== Supplied material ==
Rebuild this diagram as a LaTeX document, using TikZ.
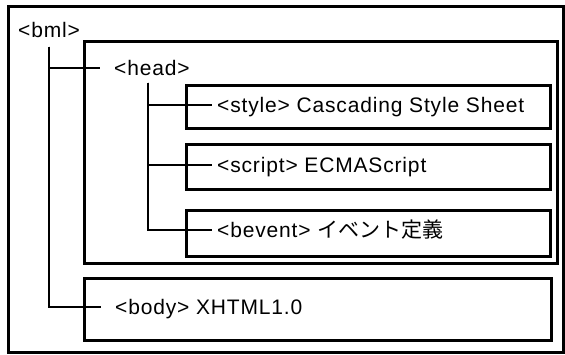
\documentclass[tikz,border=0pt]{standalone}
\usepackage{fontspec}
\setmainfont{Liberation Sans}[LetterSpace=4]
\newfontfamily\jafont{Noto Sans CJK JP}

\begin{document}
\begin{tikzpicture}[x=1pt,y=-1pt,font=\fontsize{21}{25}\selectfont,
    frame/.style ={draw, line width=2.6pt, inner sep=0pt, anchor=north west},
    tag/.style ={anchor=west, inner ysep=0pt, inner xsep=5pt, text height=15pt, text depth=0pt},
    branch/.style ={line width=1.8pt}]
   \useasboundingbox (0,0) rectangle (565,354);
   % nested boxes
   \node[frame, minimum width=555pt, minimum height=346pt] (bmlbox)    at (7,5)    {};
   \node[frame, minimum width=473pt, minimum height=222pt] (headbox)   at (83,40)  {};
   \node[frame, minimum width=364pt, minimum height=43pt]  (stylebox)  at (185,84) {};
   \node[frame, minimum width=364pt, minimum height=45pt]  (scriptbox) at (185,143) {};
   \node[frame, minimum width=364pt, minimum height=46pt]  (beventbox) at (185,209) {};
   \node[frame, minimum width=467pt, minimum height=62pt]  (bodybox)   at (83,277) {};
   % element names
   \node[tag, inner xsep=0pt] (bml) at (18,30) {<bml>};
   \node[tag, inner xsep=14pt] (head) at (100,68) {<head>};
   \node[tag, inner xsep=14pt] (body) at (101,307) {<body> XHTML1.0};
   \node[tag] (style)  at (212,105) {<style> Cascading Style Sheet};
   \node[tag] (script) at (212,165) {<script> ECMAScript};
   \node[tag] (bevent) at (212,230) {<bevent> {\jafont イベント定義}};
   % tree lines
   \draw[branch] ([yshift=-9pt]bml.south) |- (head.west);
   \draw[branch] ([yshift=-9pt]bml.south) |- (body.west);
   \draw[branch] ([xshift=-4pt,yshift=-7pt]head.south) |- (style.west);
   \draw[branch] ([xshift=-4pt,yshift=-7pt]head.south) |- (script.west);
   \draw[branch] ([xshift=-4pt,yshift=-7pt]head.south) |- (bevent.west);
\end{tikzpicture}
\end{document}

== Exercise brief ==
Retype each line of the listing above word for word. Exclude the pictures.

== Exercise output ==
Rebuild this diagram as a LaTeX document, using TikZ.
\documentclass[tikz,border=0pt]{standalone}
\usepackage{fontspec}
\setmainfont{Liberation Sans}[LetterSpace=4]
\newfontfamily\jafont{Noto Sans CJK JP}

\begin{document}
\begin{tikzpicture}[x=1pt,y=-1pt,font=\fontsize{21}{25}\selectfont,
    frame/.style ={draw, line width=2.6pt, inner sep=0pt, anchor=north west},
    tag/.style ={anchor=west, inner ysep=0pt, inner xsep=5pt, text height=15pt, text depth=0pt},
    branch/.style ={line width=1.8pt}]
   \useasboundingbox (0,0) rectangle (565,354);
   % nested boxes
   \node[frame, minimum width=555pt, minimum height=346pt] (bmlbox)    at (7,5)    {};
   \node[frame, minimum width=473pt, minimum height=222pt] (headbox)   at (83,40)  {};
   \node[frame, minimum width=364pt, minimum height=43pt]  (stylebox)  at (185,84) {};
   \node[frame, minimum width=364pt, minimum height=45pt]  (scriptbox) at (185,143) {};
   \node[frame, minimum width=364pt, minimum height=46pt]  (beventbox) at (185,209) {};
   \node[frame, minimum width=467pt, minimum height=62pt]  (bodybox)   at (83,277) {};
   % element names
   \node[tag, inner xsep=0pt] (bml) at (18,30) {<bml>};
   \node[tag, inner xsep=14pt] (head) at (100,68) {<head>};
   \node[tag, inner xsep=14pt] (body) at (101,307) {<body> XHTML1.0};
   \node[tag] (style)  at (212,105) {<style> Cascading Style Sheet};
   \node[tag] (script) at (212,165) {<script> ECMAScript};
   \node[tag] (bevent) at (212,230) {<bevent> {\jafont イベント定義}};
   % tree lines
   \draw[branch] ([yshift=-9pt]bml.south) |- (head.west);
   \draw[branch] ([yshift=-9pt]bml.south) |- (body.west);
   \draw[branch] ([xshift=-4pt,yshift=-7pt]head.south) |- (style.west);
   \draw[branch] ([xshift=-4pt,yshift=-7pt]head.south) |- (script.west);
   \draw[branch] ([xshift=-4pt,yshift=-7pt]head.south) |- (bevent.west);
\end{tikzpicture}
\end{document}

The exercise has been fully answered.